begin STORED RECORDS

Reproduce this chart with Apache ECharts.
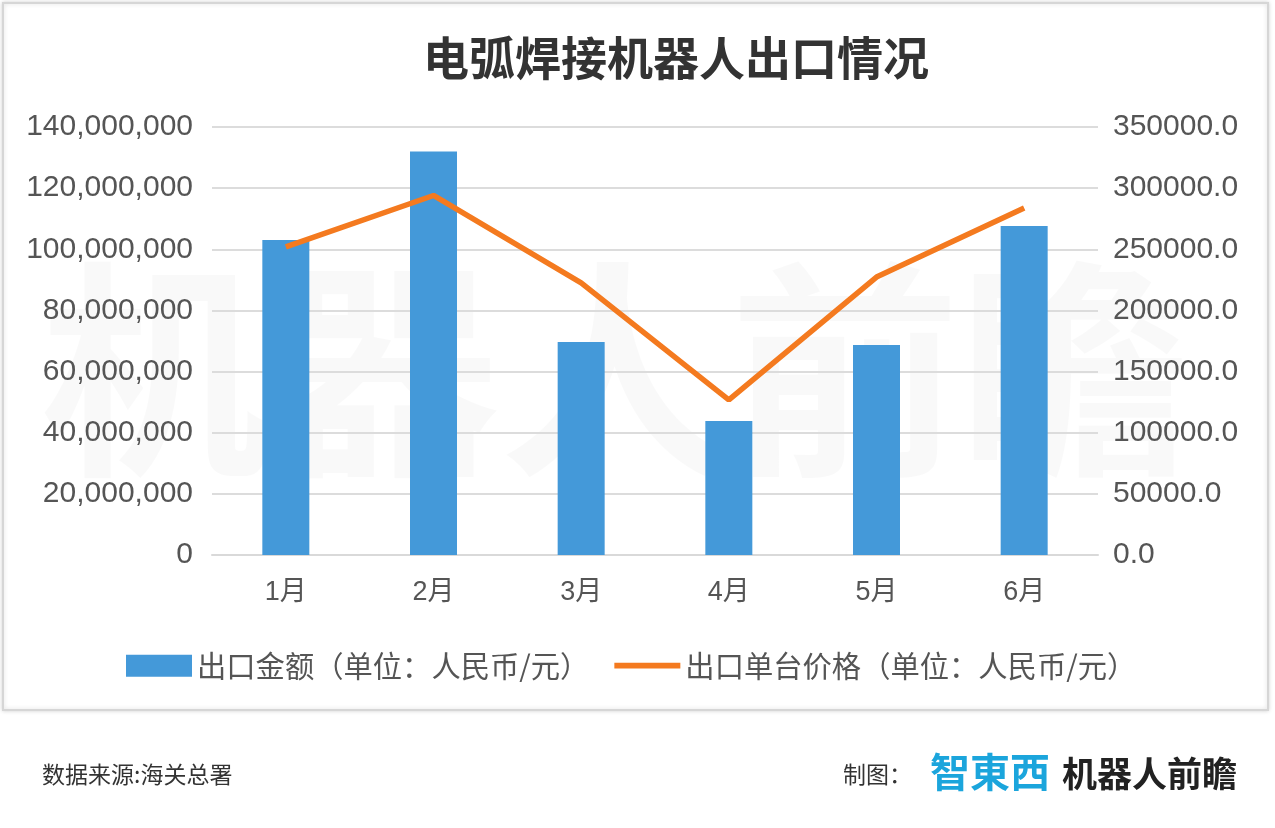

end STORED RECORDS
begin STORED RECORDS

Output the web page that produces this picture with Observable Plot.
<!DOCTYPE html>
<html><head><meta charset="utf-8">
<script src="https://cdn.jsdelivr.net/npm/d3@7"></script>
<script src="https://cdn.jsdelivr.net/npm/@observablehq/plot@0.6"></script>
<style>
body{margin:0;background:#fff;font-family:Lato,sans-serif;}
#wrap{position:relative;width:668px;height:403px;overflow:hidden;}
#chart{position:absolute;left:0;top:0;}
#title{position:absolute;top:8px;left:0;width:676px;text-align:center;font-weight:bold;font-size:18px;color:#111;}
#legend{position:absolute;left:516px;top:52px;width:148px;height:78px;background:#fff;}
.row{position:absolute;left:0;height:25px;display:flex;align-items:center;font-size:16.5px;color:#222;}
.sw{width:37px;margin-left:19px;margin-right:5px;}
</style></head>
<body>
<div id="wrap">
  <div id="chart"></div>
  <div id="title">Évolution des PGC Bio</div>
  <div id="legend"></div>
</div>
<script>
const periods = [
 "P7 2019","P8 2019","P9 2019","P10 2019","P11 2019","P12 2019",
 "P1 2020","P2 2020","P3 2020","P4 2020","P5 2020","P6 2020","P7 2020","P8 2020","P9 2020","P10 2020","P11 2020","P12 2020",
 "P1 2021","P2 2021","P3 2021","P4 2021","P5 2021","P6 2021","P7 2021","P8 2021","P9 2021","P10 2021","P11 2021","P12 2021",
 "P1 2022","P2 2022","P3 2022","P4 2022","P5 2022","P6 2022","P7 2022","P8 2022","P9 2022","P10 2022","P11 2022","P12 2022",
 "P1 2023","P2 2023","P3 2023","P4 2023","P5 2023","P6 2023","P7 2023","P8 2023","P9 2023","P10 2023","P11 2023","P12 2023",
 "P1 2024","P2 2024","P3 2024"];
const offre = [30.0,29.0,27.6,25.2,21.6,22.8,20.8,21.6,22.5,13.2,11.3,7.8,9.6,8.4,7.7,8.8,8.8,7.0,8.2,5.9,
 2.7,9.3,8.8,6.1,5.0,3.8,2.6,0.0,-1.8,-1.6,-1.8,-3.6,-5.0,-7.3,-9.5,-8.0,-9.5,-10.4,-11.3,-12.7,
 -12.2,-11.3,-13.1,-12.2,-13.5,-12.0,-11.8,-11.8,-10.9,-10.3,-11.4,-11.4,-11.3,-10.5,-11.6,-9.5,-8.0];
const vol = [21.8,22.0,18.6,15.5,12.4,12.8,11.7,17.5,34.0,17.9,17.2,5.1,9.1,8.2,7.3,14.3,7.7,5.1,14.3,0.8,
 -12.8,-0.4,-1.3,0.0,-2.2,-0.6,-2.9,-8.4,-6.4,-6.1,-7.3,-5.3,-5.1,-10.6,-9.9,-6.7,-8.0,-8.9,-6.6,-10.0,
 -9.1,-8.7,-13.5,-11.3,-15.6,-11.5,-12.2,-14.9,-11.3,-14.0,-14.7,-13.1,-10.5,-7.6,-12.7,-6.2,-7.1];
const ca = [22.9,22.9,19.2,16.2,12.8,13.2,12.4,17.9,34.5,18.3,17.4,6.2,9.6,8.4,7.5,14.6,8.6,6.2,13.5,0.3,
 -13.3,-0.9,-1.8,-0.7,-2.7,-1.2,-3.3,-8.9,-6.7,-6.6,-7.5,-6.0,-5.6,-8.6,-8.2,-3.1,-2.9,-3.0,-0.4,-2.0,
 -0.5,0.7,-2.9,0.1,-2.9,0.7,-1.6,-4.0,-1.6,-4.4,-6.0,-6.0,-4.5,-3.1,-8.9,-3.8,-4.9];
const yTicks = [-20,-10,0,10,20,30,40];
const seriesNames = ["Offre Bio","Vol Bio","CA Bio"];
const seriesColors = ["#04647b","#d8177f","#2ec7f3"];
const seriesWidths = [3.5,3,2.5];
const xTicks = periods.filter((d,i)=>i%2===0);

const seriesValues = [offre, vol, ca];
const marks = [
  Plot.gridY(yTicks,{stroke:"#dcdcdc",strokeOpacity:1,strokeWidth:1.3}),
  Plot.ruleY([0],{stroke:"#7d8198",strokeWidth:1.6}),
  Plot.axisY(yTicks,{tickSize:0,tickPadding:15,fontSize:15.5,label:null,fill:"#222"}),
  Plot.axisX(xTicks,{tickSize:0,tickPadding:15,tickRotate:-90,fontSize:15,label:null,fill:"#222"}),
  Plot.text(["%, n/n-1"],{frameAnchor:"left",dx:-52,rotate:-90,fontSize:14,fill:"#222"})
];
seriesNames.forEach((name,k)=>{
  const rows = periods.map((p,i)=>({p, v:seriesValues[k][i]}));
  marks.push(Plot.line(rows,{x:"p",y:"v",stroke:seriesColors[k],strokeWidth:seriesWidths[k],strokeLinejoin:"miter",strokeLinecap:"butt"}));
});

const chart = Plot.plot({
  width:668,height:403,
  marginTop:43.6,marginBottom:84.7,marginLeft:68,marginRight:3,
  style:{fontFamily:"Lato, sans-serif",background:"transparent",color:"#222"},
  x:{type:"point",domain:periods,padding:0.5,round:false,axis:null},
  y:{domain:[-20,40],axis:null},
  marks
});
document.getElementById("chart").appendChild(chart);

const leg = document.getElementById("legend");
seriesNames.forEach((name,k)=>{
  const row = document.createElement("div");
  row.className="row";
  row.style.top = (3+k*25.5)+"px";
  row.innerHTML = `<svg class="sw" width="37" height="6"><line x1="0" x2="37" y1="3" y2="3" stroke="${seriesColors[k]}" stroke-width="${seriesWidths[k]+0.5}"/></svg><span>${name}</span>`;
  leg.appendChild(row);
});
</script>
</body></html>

end STORED RECORDS

Every line in the data that holds "chart" should be copied out.

EXERCISE SOLUTION:
Reproduce this chart with Apache ECharts.
#chart{position:absolute;left:0;top:0;}
  <div id="chart"></div>
const chart = Plot.plot({
document.getElementById("chart").appendChild(chart);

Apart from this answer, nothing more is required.